◆ **Short task**: From the records below, print only the part that opens with the line containing "Rebuild this chart" and closes with the line containing "d3.scaleLinear().domain([0, 196]).range([frame.y1, frame.y0]);"; omit the pictures.

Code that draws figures
— BEGIN —

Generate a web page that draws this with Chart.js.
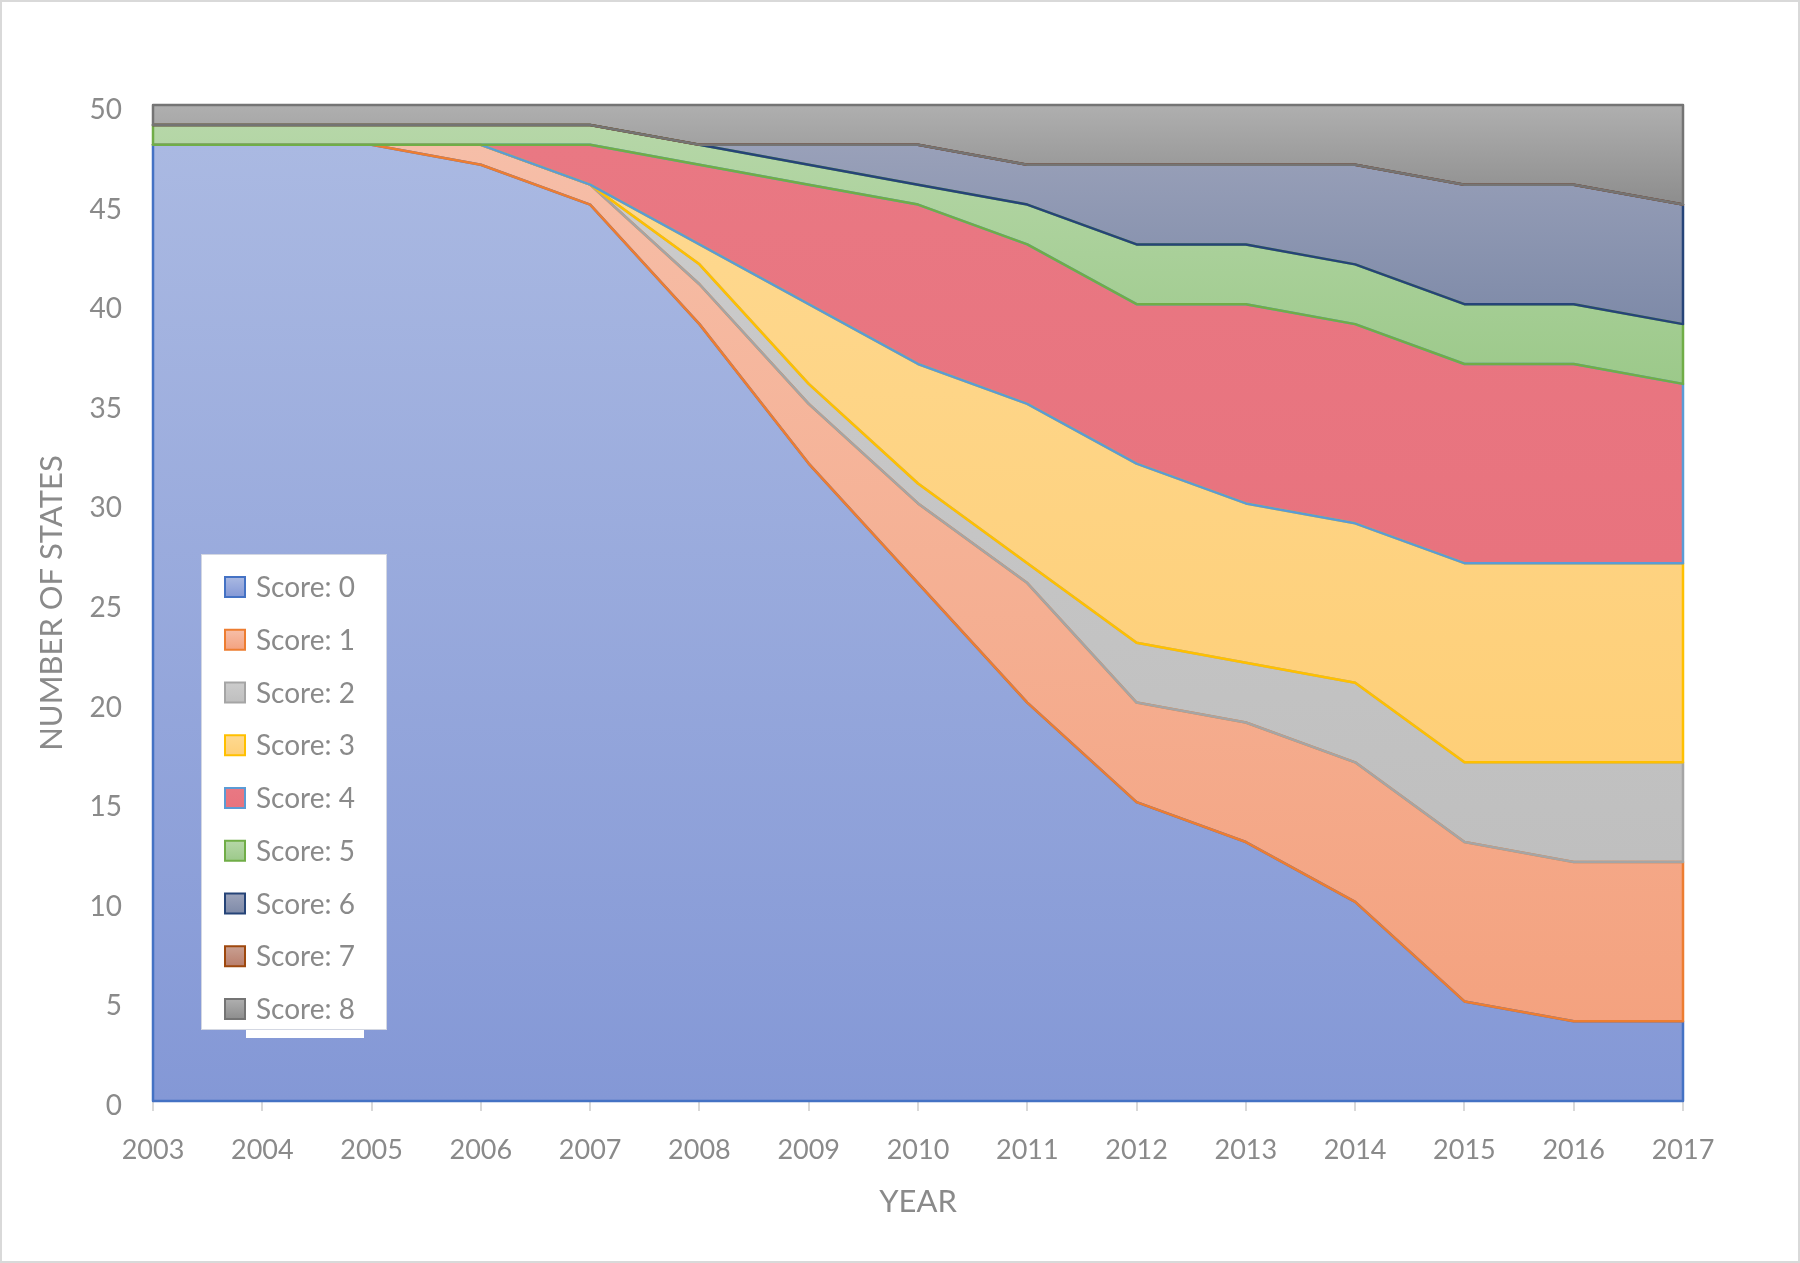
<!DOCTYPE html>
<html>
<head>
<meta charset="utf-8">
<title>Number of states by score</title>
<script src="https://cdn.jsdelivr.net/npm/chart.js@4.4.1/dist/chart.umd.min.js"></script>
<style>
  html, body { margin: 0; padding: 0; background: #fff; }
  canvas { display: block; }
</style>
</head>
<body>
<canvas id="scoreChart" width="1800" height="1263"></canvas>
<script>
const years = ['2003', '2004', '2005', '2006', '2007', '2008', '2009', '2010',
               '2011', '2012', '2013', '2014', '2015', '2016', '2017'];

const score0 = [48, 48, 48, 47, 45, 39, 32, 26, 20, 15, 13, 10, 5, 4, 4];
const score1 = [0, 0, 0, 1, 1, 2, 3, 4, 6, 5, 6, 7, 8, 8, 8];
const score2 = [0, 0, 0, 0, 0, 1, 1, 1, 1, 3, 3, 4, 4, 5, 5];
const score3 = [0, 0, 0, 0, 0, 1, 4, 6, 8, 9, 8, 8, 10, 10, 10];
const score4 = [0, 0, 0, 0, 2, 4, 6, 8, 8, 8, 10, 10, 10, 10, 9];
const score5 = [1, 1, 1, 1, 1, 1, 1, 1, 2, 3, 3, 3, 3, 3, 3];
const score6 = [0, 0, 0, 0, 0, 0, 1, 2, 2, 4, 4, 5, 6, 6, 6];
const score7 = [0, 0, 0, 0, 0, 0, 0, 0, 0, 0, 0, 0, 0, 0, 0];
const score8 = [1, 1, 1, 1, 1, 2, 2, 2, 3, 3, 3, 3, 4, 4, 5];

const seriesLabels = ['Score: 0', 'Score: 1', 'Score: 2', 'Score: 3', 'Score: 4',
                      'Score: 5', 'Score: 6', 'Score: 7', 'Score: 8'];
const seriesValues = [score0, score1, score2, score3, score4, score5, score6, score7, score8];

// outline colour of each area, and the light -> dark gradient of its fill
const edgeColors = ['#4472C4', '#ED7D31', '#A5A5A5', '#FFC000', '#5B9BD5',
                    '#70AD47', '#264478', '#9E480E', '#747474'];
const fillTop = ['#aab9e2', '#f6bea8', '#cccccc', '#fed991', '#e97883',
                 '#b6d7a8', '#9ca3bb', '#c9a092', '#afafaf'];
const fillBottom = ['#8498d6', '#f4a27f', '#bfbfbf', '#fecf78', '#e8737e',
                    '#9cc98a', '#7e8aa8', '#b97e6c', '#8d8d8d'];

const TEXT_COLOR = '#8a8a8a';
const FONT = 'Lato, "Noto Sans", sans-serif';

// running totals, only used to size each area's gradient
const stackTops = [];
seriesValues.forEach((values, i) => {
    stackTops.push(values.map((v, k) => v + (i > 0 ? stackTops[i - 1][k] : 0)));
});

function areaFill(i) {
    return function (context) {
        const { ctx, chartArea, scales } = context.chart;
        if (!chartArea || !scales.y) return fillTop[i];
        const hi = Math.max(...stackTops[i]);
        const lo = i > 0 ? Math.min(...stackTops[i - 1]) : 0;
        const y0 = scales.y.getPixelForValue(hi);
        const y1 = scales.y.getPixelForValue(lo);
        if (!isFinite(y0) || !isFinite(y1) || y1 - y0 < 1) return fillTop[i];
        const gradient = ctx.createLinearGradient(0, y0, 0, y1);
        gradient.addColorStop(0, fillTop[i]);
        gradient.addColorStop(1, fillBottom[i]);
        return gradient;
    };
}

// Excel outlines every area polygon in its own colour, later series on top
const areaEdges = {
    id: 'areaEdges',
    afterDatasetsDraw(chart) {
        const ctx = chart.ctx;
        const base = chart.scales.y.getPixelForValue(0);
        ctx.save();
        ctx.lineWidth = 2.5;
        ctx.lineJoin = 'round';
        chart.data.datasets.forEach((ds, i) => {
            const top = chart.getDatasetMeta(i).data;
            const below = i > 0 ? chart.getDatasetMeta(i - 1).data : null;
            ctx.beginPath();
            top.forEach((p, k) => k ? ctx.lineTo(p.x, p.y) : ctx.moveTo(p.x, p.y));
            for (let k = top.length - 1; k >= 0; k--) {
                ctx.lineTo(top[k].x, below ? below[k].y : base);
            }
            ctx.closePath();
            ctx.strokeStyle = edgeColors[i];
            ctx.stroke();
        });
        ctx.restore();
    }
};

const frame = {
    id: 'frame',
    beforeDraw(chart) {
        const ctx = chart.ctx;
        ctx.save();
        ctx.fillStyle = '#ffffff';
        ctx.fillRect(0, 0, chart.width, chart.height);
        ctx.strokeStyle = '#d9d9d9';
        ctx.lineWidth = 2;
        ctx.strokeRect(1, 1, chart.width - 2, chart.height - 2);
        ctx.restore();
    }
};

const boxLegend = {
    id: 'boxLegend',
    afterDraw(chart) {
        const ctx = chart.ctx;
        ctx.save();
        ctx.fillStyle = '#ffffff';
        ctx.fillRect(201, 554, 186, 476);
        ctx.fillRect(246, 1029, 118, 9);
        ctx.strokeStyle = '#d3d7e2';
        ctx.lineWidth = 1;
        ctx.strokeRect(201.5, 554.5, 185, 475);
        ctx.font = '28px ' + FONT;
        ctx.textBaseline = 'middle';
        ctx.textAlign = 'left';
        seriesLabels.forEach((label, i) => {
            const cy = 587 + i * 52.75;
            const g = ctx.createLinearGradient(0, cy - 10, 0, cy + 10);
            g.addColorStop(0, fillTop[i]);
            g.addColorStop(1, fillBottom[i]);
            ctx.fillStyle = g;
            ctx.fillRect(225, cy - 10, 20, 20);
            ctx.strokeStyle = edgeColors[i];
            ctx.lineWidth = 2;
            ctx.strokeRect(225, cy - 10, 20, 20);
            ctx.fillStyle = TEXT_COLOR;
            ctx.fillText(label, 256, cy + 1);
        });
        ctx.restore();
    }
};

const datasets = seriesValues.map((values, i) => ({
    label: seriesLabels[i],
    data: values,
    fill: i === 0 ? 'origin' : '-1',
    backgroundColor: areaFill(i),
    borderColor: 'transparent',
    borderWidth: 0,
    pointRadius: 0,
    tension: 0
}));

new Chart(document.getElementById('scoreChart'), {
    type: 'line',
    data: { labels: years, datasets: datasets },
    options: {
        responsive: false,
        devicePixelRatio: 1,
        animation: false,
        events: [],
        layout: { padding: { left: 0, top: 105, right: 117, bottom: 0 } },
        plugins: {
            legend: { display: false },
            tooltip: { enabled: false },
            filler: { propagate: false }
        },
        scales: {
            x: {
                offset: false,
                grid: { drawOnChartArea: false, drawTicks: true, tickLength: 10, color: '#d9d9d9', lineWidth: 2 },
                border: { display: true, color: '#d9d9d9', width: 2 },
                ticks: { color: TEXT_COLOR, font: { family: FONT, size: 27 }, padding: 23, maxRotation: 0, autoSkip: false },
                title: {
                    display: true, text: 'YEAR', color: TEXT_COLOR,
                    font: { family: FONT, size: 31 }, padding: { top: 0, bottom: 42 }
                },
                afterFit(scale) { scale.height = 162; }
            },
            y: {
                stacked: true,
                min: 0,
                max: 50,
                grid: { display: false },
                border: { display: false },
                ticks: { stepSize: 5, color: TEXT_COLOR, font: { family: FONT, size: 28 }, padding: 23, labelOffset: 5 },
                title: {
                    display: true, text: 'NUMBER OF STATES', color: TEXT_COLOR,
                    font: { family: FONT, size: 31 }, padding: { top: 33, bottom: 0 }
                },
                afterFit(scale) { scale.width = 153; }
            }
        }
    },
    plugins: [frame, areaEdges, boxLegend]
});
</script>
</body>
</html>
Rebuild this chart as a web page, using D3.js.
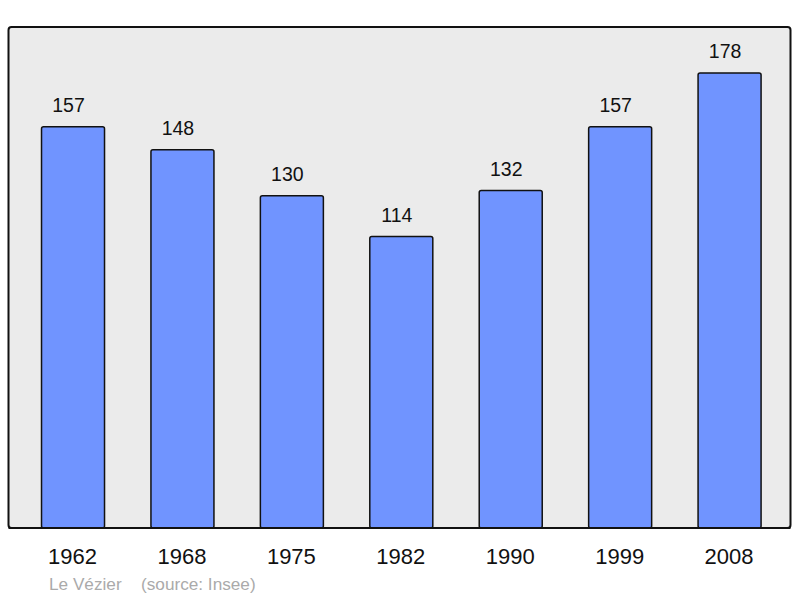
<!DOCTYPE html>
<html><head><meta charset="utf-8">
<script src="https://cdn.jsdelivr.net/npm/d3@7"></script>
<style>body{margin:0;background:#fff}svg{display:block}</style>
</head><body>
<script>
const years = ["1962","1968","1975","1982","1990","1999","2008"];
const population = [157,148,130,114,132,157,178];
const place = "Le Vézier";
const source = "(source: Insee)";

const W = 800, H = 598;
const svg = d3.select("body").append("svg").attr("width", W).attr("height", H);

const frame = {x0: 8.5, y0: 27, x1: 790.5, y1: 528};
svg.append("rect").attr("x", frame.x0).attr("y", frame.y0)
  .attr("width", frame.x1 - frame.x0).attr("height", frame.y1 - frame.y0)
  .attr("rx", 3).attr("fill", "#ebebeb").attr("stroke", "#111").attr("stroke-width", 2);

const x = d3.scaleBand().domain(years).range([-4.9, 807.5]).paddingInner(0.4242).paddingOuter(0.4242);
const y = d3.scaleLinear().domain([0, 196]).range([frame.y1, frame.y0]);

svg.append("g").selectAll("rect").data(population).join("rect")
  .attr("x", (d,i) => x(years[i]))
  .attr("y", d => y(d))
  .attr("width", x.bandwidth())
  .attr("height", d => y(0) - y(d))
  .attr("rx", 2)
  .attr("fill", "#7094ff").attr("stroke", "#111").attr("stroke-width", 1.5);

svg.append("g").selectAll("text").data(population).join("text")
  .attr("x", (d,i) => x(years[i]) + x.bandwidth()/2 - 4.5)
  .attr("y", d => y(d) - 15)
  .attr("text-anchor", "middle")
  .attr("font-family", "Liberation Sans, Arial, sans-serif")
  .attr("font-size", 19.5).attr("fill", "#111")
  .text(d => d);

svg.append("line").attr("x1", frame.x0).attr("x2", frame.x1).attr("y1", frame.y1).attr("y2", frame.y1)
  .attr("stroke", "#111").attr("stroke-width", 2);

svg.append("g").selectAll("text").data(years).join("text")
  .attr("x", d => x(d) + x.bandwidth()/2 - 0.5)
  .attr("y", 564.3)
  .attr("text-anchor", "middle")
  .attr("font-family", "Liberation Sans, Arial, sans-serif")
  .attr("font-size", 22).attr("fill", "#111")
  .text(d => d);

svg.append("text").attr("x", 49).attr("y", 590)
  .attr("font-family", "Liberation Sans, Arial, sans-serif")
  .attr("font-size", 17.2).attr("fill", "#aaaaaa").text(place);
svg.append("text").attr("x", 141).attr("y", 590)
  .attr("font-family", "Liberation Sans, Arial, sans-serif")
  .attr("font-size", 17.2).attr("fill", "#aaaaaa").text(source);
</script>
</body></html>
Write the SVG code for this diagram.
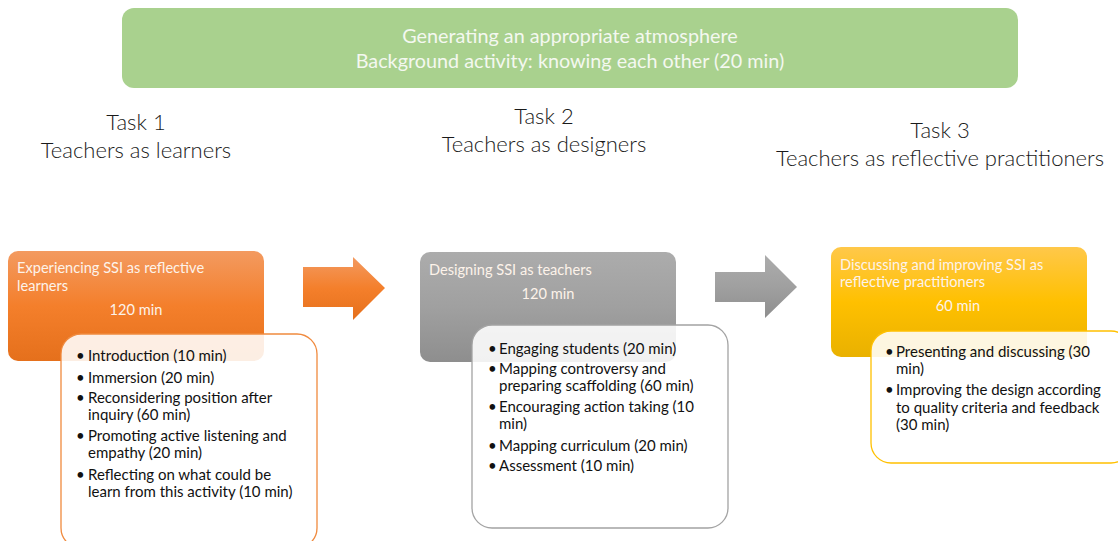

— END —

◆ **Exercise output**:
Rebuild this chart as a web page, using D3.js.
<!DOCTYPE html>
<html><head><meta charset="utf-8">
<script src="https://cdn.jsdelivr.net/npm/d3@7"></script>
<style>body{margin:0;background:#fff}svg{display:block}</style>
</head><body>
<script>
const years = ["1962","1968","1975","1982","1990","1999","2008"];
const population = [157,148,130,114,132,157,178];
const place = "Le Vézier";
const source = "(source: Insee)";

const W = 800, H = 598;
const svg = d3.select("body").append("svg").attr("width", W).attr("height", H);

const frame = {x0: 8.5, y0: 27, x1: 790.5, y1: 528};
svg.append("rect").attr("x", frame.x0).attr("y", frame.y0)
  .attr("width", frame.x1 - frame.x0).attr("height", frame.y1 - frame.y0)
  .attr("rx", 3).attr("fill", "#ebebeb").attr("stroke", "#111").attr("stroke-width", 2);

const x = d3.scaleBand().domain(years).range([-4.9, 807.5]).paddingInner(0.4242).paddingOuter(0.4242);
const y = d3.scaleLinear().domain([0, 196]).range([frame.y1, frame.y0]);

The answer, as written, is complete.